Lattice and Canyon Bridge declined to comment. CFIUS doesn’t comment on its reviews, which are confidential.

Lattice shares spiked 3.5 percent on the news and were down less than 1 percent to $5.70 at 2:34 p.m. in New York.

Beijing Backer

While Canyon Bridge is a private-equity firm with a Silicon Valley address, the money behind the deal comes from Beijing. CFIUS has taken a tough line against China’s campaign to acquire semiconductor technology and develop its domestic chip industry.

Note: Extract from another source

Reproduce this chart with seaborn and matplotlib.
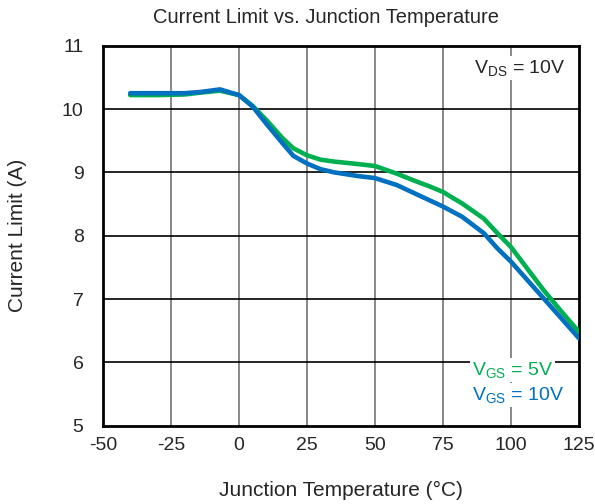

The U.S. has portrayed China’s investment push -- $150 billion over 10 years -- as a risk to U.S. national security, and the panel’s review of the Lattice deal will put the Trump administration’s stamp on the issue. Lattice is one of the few makers of programmable logic chips, which have a wide variety of uses because their attributes can be changed using software. Such semiconductors are frequently used in components for military communications.

When CFIUS sees risks to U.S. national security, it can impose changes to a deal. If its concerns can’t be resolved, the panel sends a recommendation to the president to block it. Only the president can stop a foreign takeover, though he could also overrule the panel’s recommendation. Companies generally abandon transactions rather than risk a presidential block, which leaves a prospective buyer branded as a national security threat.

Aixtron Blocked

Last year, President Barack Obama upheld a recommendation by CFIUS to block the sale of semiconductor-equipment supplier Aixtron SE to a Chinese buyer because of the military applications of Aixtron’s technology. That was only the third time in more than a quarter century a president has blocked a foreign takeover on national security grounds. 

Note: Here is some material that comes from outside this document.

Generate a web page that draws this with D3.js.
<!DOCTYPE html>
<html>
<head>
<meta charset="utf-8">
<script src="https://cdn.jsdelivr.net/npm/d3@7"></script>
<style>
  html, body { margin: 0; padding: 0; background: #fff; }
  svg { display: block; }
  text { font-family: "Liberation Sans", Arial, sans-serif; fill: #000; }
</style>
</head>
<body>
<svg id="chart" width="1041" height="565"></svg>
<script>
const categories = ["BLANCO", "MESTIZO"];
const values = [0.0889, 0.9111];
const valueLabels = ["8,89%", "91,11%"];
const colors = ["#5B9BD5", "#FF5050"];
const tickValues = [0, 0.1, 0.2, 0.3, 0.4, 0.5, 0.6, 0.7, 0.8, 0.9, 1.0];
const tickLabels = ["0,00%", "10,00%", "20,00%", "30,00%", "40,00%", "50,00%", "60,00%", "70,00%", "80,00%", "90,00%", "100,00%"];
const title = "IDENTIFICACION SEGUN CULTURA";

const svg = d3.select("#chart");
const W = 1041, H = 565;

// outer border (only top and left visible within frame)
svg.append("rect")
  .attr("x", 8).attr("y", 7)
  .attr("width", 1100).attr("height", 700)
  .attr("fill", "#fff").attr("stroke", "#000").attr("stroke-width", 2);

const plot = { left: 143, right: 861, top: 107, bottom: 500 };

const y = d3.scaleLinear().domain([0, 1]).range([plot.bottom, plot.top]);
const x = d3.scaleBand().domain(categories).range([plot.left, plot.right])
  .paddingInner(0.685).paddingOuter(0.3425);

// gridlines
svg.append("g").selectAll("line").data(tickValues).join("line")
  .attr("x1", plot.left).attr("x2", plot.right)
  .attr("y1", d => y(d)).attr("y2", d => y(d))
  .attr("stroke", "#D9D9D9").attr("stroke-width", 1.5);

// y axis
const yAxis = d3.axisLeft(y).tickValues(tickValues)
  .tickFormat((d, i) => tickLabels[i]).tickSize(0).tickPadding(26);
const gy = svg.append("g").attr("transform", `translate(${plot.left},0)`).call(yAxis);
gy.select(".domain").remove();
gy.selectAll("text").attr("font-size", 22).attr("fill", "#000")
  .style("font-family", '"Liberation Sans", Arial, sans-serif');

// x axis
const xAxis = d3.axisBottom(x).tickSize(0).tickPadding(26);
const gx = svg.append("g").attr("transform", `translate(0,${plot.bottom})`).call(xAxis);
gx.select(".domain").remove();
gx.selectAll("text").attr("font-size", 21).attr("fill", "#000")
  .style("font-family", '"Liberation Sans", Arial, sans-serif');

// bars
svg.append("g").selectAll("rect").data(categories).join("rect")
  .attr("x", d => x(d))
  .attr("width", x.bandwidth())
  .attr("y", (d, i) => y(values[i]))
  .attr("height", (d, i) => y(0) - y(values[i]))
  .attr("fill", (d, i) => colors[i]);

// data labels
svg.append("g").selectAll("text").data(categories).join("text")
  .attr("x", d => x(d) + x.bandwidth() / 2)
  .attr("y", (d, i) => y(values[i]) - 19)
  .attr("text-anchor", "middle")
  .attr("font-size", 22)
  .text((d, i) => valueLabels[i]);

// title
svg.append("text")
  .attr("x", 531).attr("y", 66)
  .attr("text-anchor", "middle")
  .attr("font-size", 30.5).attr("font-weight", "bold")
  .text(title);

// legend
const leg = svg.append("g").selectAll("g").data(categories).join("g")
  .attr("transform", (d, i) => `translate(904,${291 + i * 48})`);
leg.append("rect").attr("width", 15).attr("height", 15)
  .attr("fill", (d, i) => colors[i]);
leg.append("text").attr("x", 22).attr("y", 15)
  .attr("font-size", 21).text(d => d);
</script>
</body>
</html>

If the deal falls apart or is blocked by the president, it would add to a string of foreign takeovers of American companies that have failed to get national-security approval from the Trump administration. Buyers have walked away from at least four takeovers this year, with a fifth deal poised to fall apart this week. Three of the deals involved Chinese buyers: HNA Group Co.’s investment in Global Eagle Entertainment Inc., an in-flight entertainment and internet-services provider, T.C.L. Industries Holdings purchase of Inseego Corp.’s mobile-broadband business, and Zhongwang USA LLC’s proposed takeover of aluminum product maker Aleris Corp., which expires Aug. 31.

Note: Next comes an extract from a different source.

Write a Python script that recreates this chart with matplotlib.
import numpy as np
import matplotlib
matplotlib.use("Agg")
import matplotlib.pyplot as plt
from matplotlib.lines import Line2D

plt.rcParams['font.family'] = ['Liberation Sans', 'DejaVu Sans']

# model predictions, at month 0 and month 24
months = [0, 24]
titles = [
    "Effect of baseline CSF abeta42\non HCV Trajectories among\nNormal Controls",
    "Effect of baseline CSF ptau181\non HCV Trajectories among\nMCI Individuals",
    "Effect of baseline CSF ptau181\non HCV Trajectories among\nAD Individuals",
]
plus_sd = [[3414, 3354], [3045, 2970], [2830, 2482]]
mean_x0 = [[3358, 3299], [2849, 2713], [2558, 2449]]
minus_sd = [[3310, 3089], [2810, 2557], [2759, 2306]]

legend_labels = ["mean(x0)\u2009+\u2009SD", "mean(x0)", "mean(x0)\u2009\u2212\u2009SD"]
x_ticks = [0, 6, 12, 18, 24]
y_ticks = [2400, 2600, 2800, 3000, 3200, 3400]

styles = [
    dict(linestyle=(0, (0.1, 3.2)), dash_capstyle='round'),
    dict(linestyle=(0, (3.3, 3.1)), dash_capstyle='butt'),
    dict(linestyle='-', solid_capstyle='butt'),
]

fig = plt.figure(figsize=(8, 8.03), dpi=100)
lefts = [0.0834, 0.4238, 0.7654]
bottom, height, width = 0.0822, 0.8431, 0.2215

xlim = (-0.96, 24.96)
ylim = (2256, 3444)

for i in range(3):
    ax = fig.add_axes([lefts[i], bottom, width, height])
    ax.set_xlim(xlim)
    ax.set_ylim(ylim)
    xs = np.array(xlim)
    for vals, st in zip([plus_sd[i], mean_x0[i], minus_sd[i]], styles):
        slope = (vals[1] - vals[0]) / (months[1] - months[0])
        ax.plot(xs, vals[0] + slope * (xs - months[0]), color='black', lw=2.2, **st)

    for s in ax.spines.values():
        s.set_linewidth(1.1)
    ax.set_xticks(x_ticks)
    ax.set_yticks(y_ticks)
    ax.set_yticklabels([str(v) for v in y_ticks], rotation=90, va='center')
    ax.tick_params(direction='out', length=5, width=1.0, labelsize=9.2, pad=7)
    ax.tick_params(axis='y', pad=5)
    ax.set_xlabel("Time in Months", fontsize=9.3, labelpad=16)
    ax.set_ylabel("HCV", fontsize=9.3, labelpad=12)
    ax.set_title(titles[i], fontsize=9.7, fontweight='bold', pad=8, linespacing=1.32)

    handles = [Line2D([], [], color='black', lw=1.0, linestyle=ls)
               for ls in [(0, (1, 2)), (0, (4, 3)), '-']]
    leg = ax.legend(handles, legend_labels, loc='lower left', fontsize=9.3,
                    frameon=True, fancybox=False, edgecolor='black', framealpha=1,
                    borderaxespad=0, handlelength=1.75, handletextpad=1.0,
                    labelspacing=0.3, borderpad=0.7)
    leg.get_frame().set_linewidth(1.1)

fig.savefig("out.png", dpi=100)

The Lattice deal is among several under review by CFIUS that have been slowed because many departments are still awaiting senior-level staff under the Trump administration. The panel is also grappling with a record number of filings. Deal reviews are getting bogged down even for more routine investments from countries friendly to the U.S., according to lawyers who work on cross-border transactions.

Chinese Scrutiny

Still, Chinese deals tend to get the most scrutiny. Chinese access to Americans’ personal data, including Social Security and bank account numbers, has become a particular concern, especially involving individuals with security clearances, the people said. Canyon Bridge, a private-equity fund with offices in California and Beijing, is investing on behalf of a Chinese venture capital fund that, according to regulatory filings, is sponsored by China Reform Fund Management, a state-owned asset manager.

Trump’s harsh criticism of China has led some analysts and lawyers to question whether Washington might take a tougher stance on Chinese ownership of American businesses, particularly in technology and critical infrastructure.

Another Chinese takeover that has run into hurdles with CFIUS is MoneyGram International Inc.’s sale to Ant Financial, the financial-services company controlled by Chinese billionaire Jack Ma. HNA’s agreement to buy a stake in Anthony Scaramucci’s SkyBridge Capital LLC is nearing the end of its review.

Lattice said in June the Canyon Bridge agreement would be refiled with CFIUS to give the panel more time to review the deal. CFIUS has a maximum of 75 days to consider transactions, which often forces companies to pull and refile their applications if the period expires without a decision. Lattice and Canyon Bridge may not be able to restart the clock again if CFIUS declines to accept a fourth filing.